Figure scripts

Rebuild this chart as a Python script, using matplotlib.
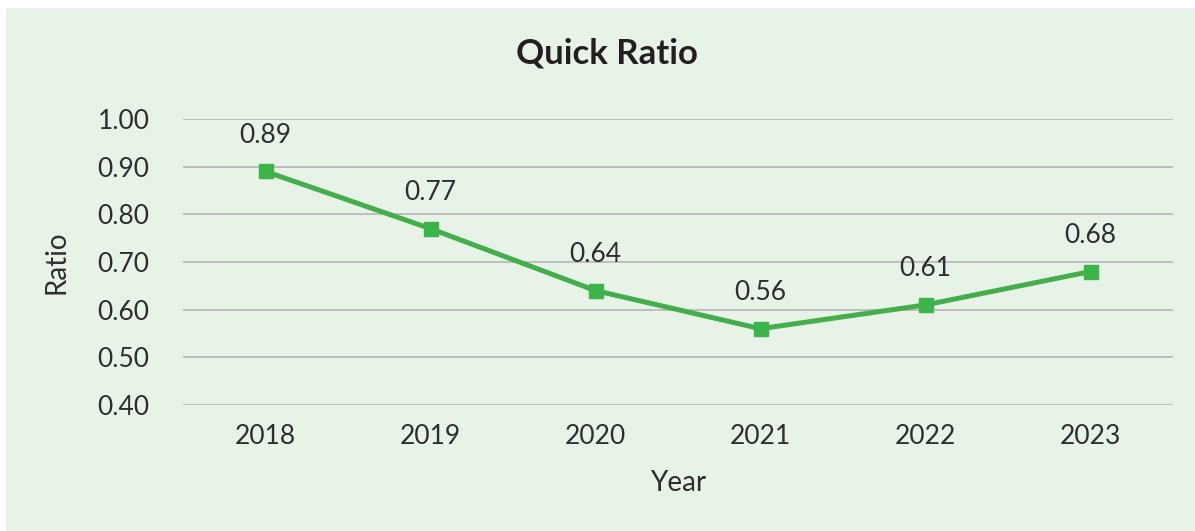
import matplotlib
matplotlib.use("Agg")
import matplotlib.pyplot as plt
from matplotlib.patches import Rectangle

# Quick ratio by year
years = ["2018", "2019", "2020", "2021", "2022", "2023"]
quick_ratio = [0.89, 0.77, 0.64, 0.56, 0.61, 0.68]
y_ticks = [0.40, 0.50, 0.60, 0.70, 0.80, 0.90, 1.00]

plt.rcParams["font.family"] = ["Lato", "DejaVu Sans"]

bg = "#E8F3E7"
text_col = "#2E2E2E"

fig = plt.figure(figsize=(11.95, 5.31), dpi=100)
fig.patch.set_facecolor("white")
# panel background, leaving a thin white margin at top and left
fig.patches.append(Rectangle((6 / 1195, 0), 1 - 6 / 1195, 1 - 8 / 531,
                             transform=fig.transFigure, facecolor=bg,
                             edgecolor="none", zorder=-1))

ax = fig.add_axes([183 / 1195, 1 - 405 / 531, (1173 - 183) / 1195, (405 - 119) / 531])
ax.set_facecolor("none")
ax.set_zorder(1)

x = list(range(len(years)))
ax.plot(x, quick_ratio, color="#45AD4C", linewidth=3.6, marker="s",
        markersize=9.5, markerfacecolor="#3BB54A", markeredgecolor="#3BB54A",
        zorder=3, clip_on=False)

for xi, v in zip(x, quick_ratio):
    ax.annotate(f"{v:.2f}", (xi, v), xytext=(0, 26), textcoords="offset points",
                ha="center", va="center", fontsize=19, color=text_col)

ax.set_xlim(-0.5, len(years) - 0.5)
ax.set_ylim(0.40, 1.00)
ax.set_xticks(x)
ax.set_xticklabels(years)
ax.set_yticks(y_ticks)
ax.set_yticklabels([f"{t:.2f}" for t in y_ticks])

ax.grid(axis="y", color="#BDBDBD", linewidth=1.4)
ax.set_axisbelow(True)
for s in ax.spines.values():
    s.set_visible(False)
ax.tick_params(axis="both", length=0, labelsize=19, labelcolor=text_col)
ax.tick_params(axis="y", pad=24)
ax.tick_params(axis="x", pad=14)

ax.set_xlabel("Year", fontsize=20, color=text_col, labelpad=15)
ax.set_ylabel("Ratio", fontsize=20, color=text_col, labelpad=20)

fig.text(607 / 1195, 1 - 53 / 531, "Quick Ratio", ha="center", va="center",
         fontsize=25, fontweight="bold", color="#231F20")

fig.savefig("out.png", dpi=100, facecolor=fig.get_facecolor())
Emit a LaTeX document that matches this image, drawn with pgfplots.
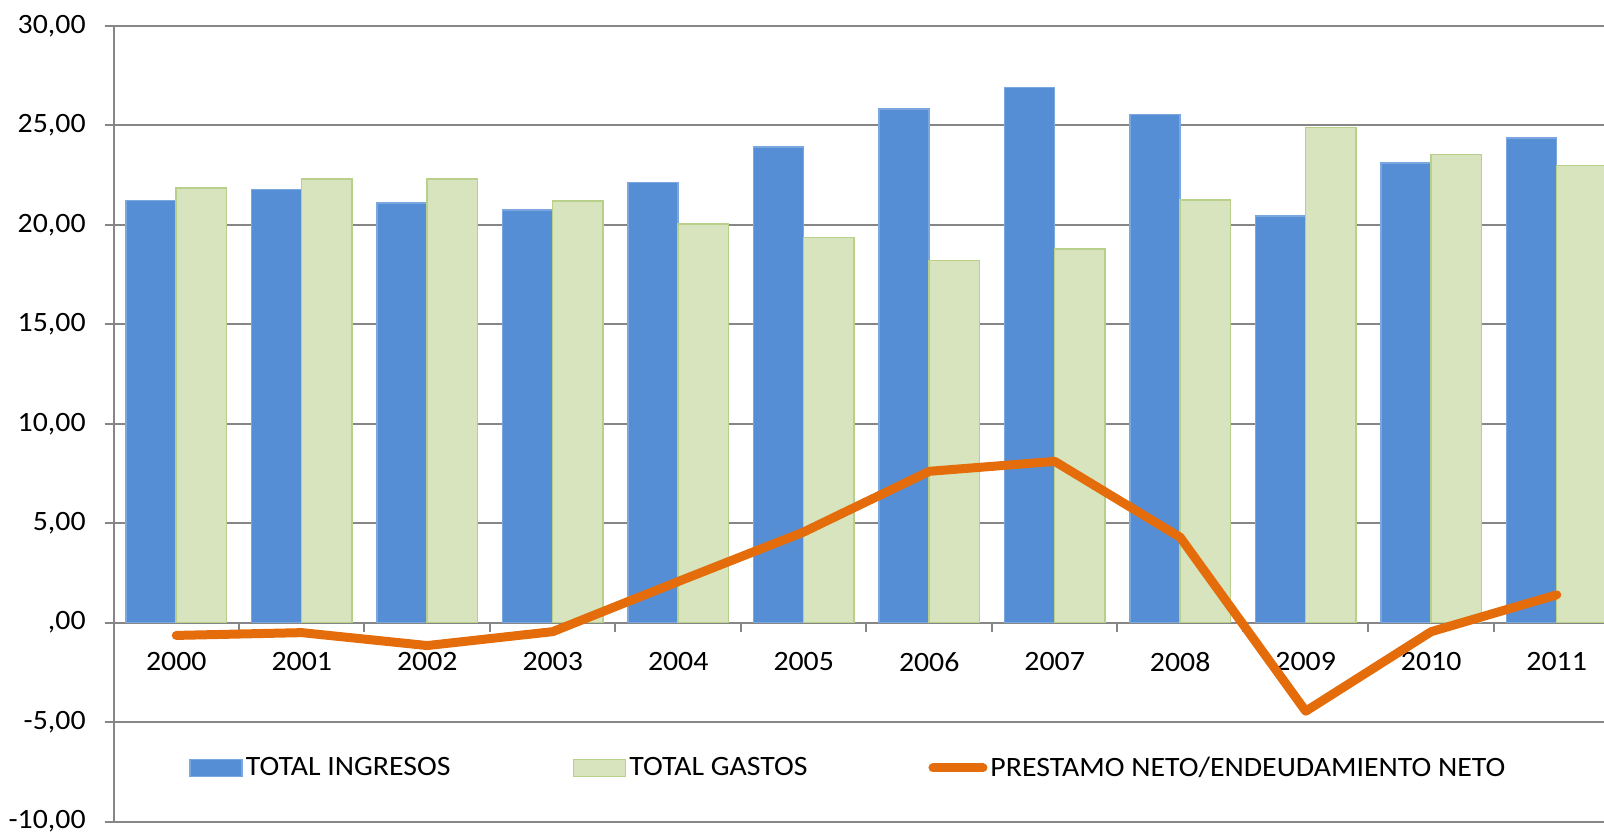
\documentclass[border=0pt]{standalone}
\usepackage{fontspec}
\setmainfont{Carlito}[FakeStretch=1.065]
\usepackage{pgfplots}
\pgfplotsset{compat=1.18}

\definecolor{ingresos}{HTML}{558ED5}
\definecolor{ingresosB}{HTML}{7AA7E0}
\definecolor{gastos}{HTML}{D7E4BD}
\definecolor{gastosB}{HTML}{B9CF8C}
\definecolor{prestamo}{HTML}{E46C0A}
\definecolor{rejilla}{HTML}{868686}

\begin{document}
\begin{tikzpicture}[font=\fontsize{14}{16.8}\selectfont]
\path[use as bounding box] (0,0) rectangle (802pt,416.5pt);
\begin{axis}[
  at={(56.75pt,5.7pt)}, anchor=south west,
  scale only axis, width=745.25pt, height=397.8pt,
  xmin=-0.5, xmax=11.377, ymin=-10, ymax=30,
  axis x line=middle, axis y line=left,
  axis line style={-, draw=rejilla, line width=1pt},
  tick align=outside, major tick length=4.5pt, minor tick length=4.5pt,
  every tick/.style={draw=rejilla, line width=1pt},
  ytick={-10,-5,...,30},
  yticklabels={{-10,00},{-5,00},{,00},{5,00},{10,00},{15,00},{20,00},{25,00},{30,00}},
  yticklabel style={inner sep=0pt, anchor=east, xshift=-9.25pt},
  xtick={0,...,11},
  xticklabels={2000,2001,2002,2003,2004,2005,2006,2007,2008,2009,2010,2011},
  major x tick style={draw=none},
  minor xtick={-0.5,0.5,...,11.5},
  xticklabel style={inner sep=0pt, anchor=north, yshift=-10.15pt},
  ymajorgrids, grid style={draw=rejilla, line width=1pt},
  ybar, bar width=0.4,
  legend columns=3,
  legend cell align=left,
  legend style={at={(0.0507,0.0674)}, anchor=west, draw=none, fill=none,
    inner sep=0pt, nodes={inner sep=0pt},
    /tikz/every odd column/.append style={column sep=1.5pt}},
]
\addplot[bar shift=-0.2, fill=ingresos, draw=ingresosB, line width=0.75pt,
  legend image code/.code={\draw[fill=ingresos, draw=ingresosB, line width=0.75pt] (0pt,-4.25pt) rectangle (26pt,4.25pt);}]
  coordinates {(0,21.22) (1,21.79) (2,21.10) (3,20.75) (4,22.12) (5,23.92)
               (6,25.83) (7,26.90) (8,25.55) (9,20.44) (10,23.10) (11,24.38)};
\addlegendentry{\makebox[163.5pt][l]{TOTAL INGRESOS}}
\addplot[bar shift=0.2, fill=gastos, draw=gastosB, line width=0.75pt,
  legend image code/.code={\draw[fill=gastos, draw=gastosB, line width=0.75pt] (0pt,-4.25pt) rectangle (26pt,4.25pt);}]
  coordinates {(0,21.86) (1,22.30) (2,22.30) (3,21.20) (4,20.05) (5,19.36)
               (6,18.22) (7,18.79) (8,21.26) (9,24.89) (10,23.55) (11,22.98)};
\addlegendentry{\makebox[149.5pt][l]{TOTAL GASTOS}}
\addplot[sharp plot, draw=prestamo, line width=4.5pt, line cap=round, line join=round,
  legend image code/.code={\draw[draw=prestamo, line width=4.5pt, line cap=round] (2.25pt,0pt) -- (27.25pt,0pt);}]
  coordinates {(0,-0.64) (1,-0.50) (2,-1.15) (3,-0.45) (4,2.07) (5,4.56)
               (6,7.61) (7,8.11) (8,4.29) (9,-4.45) (10,-0.45) (11,1.40)};
\addlegendentry{PRESTAMO NETO/ENDEUDAMIENTO NETO}
\end{axis}
\end{tikzpicture}
\end{document}
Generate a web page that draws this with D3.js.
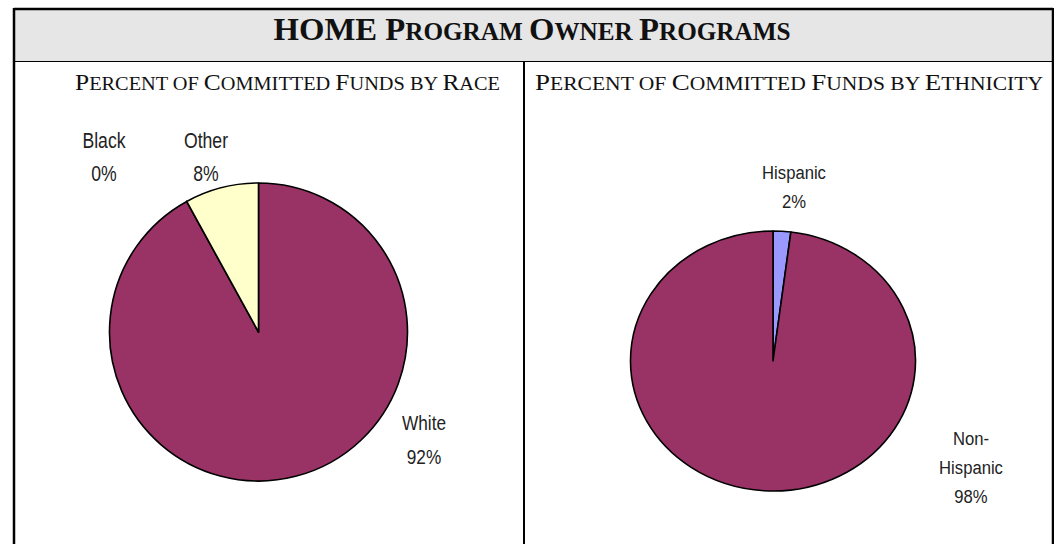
<!DOCTYPE html>
<html><head><meta charset="utf-8">
<script src="https://cdn.jsdelivr.net/npm/d3@7"></script>
<style>
html,body{margin:0;padding:0;background:#fff;}
svg{display:block;}
</style></head>
<body>
<script>
// ---- data ----
const title = "HOME Program Owner Programs";
const raceTitle = "Percent of Committed Funds by Race";
const ethTitle = "Percent of Committed Funds by Ethnicity";
const raceCategories = ["White", "Black", "Other"];
const raceValues = [92, 0, 8];
const raceColors = ["#993366", "#993366", "#FFFFCC"];
const ethCategories = ["Hispanic", "Non-Hispanic"];
const ethValues = [2, 98];
const ethColors = ["#9999FF", "#993366"];

const W = 1054, H = 544;
const svg = d3.select("body").append("svg").attr("width", W).attr("height", H);

// frame
svg.append("rect").attr("x", 14).attr("y", 9).attr("width", 1039).attr("height", 53)
  .attr("fill", "#e6e6e6");
svg.append("line").attr("x1", 14).attr("x2", 1053).attr("y1", 9).attr("y2", 9).attr("stroke", "#000").attr("stroke-width", 2.5);
svg.append("line").attr("x1", 14).attr("x2", 14).attr("y1", 8).attr("y2", H).attr("stroke", "#000").attr("stroke-width", 2.5);
svg.append("line").attr("x1", 1053).attr("x2", 1053).attr("y1", 8).attr("y2", H).attr("stroke", "#000").attr("stroke-width", 2.5);
svg.append("line").attr("x1", 14).attr("x2", 1053).attr("y1", 61.5).attr("y2", 61.5).attr("stroke", "#000").attr("stroke-width", 1.2);
svg.append("line").attr("x1", 524).attr("x2", 524).attr("y1", 62).attr("y2", H).attr("stroke", "#000").attr("stroke-width", 2);

// small caps helper
function smallCaps(sel, text, size, ratio) {
  const runs = [];
  for (const ch of text) {
    const big = ch === ch.toUpperCase() && ch !== ch.toLowerCase();
    const isSpace = ch === " ";
    const kind = isSpace ? (runs.length ? runs[runs.length-1].big : true) : big;
    if (runs.length && runs[runs.length-1].big === kind) runs[runs.length-1].t += ch;
    else runs.push({big: kind, t: ch});
  }
  runs.forEach(r => sel.append("tspan").attr("font-size", r.big ? size : size * ratio).text(r.t.toUpperCase()));
}

const t = svg.append("text").attr("x", 532).attr("y", 40).attr("text-anchor", "middle")
  .attr("font-family", "Liberation Serif, Times New Roman, serif").attr("font-weight", "bold")
  .attr("fill", "#111").attr("textLength", 517).attr("lengthAdjust", "spacingAndGlyphs");
smallCaps(t, title, 32, 0.77);

const s1 = svg.append("text").attr("x", 287.5).attr("y", 90).attr("text-anchor", "middle")
  .attr("font-family", "Liberation Serif, Times New Roman, serif")
  .attr("fill", "#111").attr("textLength", 425).attr("lengthAdjust", "spacingAndGlyphs");
smallCaps(s1, raceTitle, 24, 0.8);
const s2 = svg.append("text").attr("x", 789).attr("y", 90).attr("text-anchor", "middle")
  .attr("font-family", "Liberation Serif, Times New Roman, serif")
  .attr("fill", "#111").attr("textLength", 508).attr("lengthAdjust", "spacingAndGlyphs");
smallCaps(s2, ethTitle, 24, 0.8);

// pies
const pie = d3.pie().sort(null).value(d => d.v);

function drawPie(cats, vals, cols, cx, cy, rx, ry) {
  const r = 100;
  const arc = d3.arc().innerRadius(0).outerRadius(r);
  const g = svg.append("g").attr("transform", `translate(${cx},${cy}) scale(${rx/r},${ry/r})`);
  const data = cats.map((c, i) => ({c, v: vals[i], col: cols[i]}));
  g.selectAll("path").data(pie(data)).join("path")
    .attr("d", arc).attr("fill", d => d.data.col)
    .attr("stroke", "#000").attr("stroke-width", 1.6)
    .attr("vector-effect", "non-scaling-stroke").attr("stroke-linejoin", "round");
}
drawPie(raceCategories, raceValues, raceColors, 258.5, 332, 149, 149);
drawPie(ethCategories, ethValues, ethColors, 773, 361, 142.5, 130);

function label(lines, cx, y0, gap, size, sx) {
  lines.forEach((ln, i) => {
    svg.append("text")
      .attr("transform", `translate(${cx},${y0 + i*gap}) scale(${sx},1)`)
      .attr("text-anchor", "middle")
      .attr("font-family", "Liberation Sans, Arial, sans-serif")
      .attr("font-size", size).attr("fill", "#222").text(ln);
  });
}
const pct = v => Math.round(v) + "%";
label([raceCategories[1], pct(raceValues[1])], 104, 148, 33, 21.5, 0.82);
label([raceCategories[2], pct(raceValues[2])], 206, 148, 33, 21.5, 0.82);
label([raceCategories[0], pct(raceValues[0])], 424, 430, 34, 21, 0.82);
label([ethCategories[0], pct(ethValues[0])], 794, 179, 29, 18.5, 0.9);
label(["Non-", "Hispanic", pct(ethValues[1])], 971, 445, 29, 18.5, 0.9);
</script>
</body></html>
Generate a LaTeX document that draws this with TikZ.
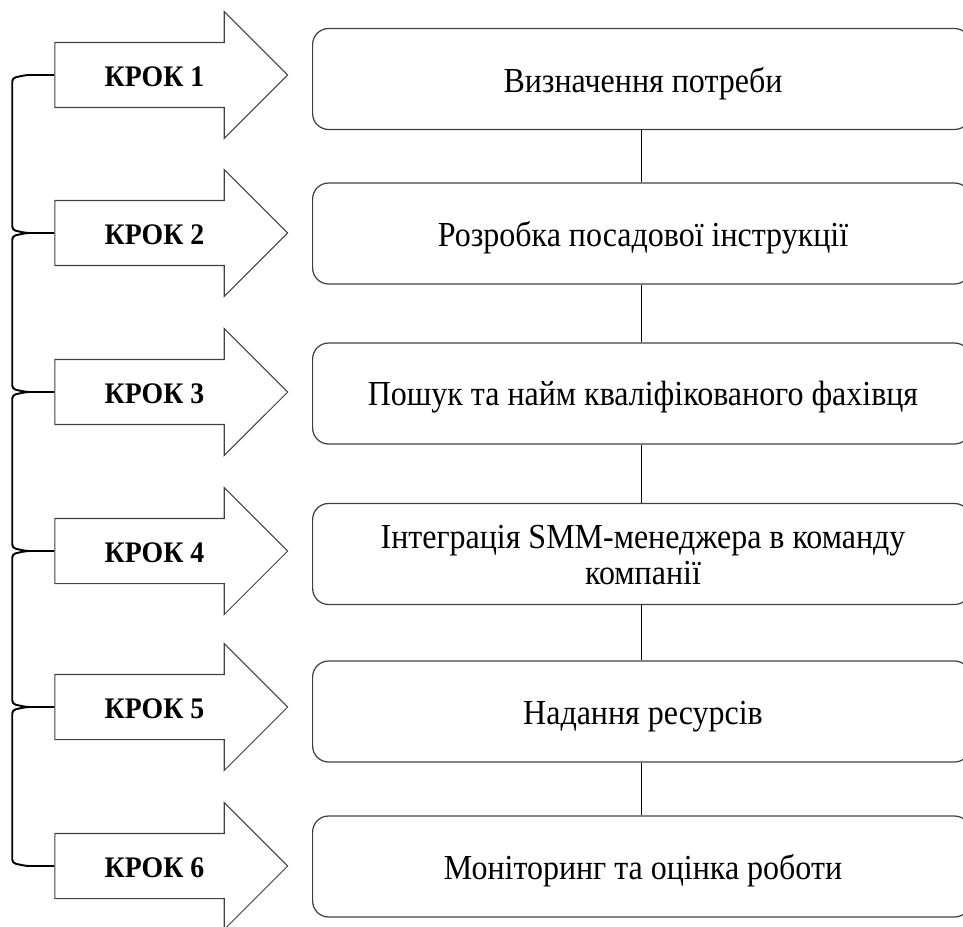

• **Exercise objective**:
Your task is to gather all lines from the entries above that hold the word "LaTeX".

• **Task output**:
Emit a LaTeX document that matches this image, drawn with pgfplots.
Generate a LaTeX document that draws this with TikZ.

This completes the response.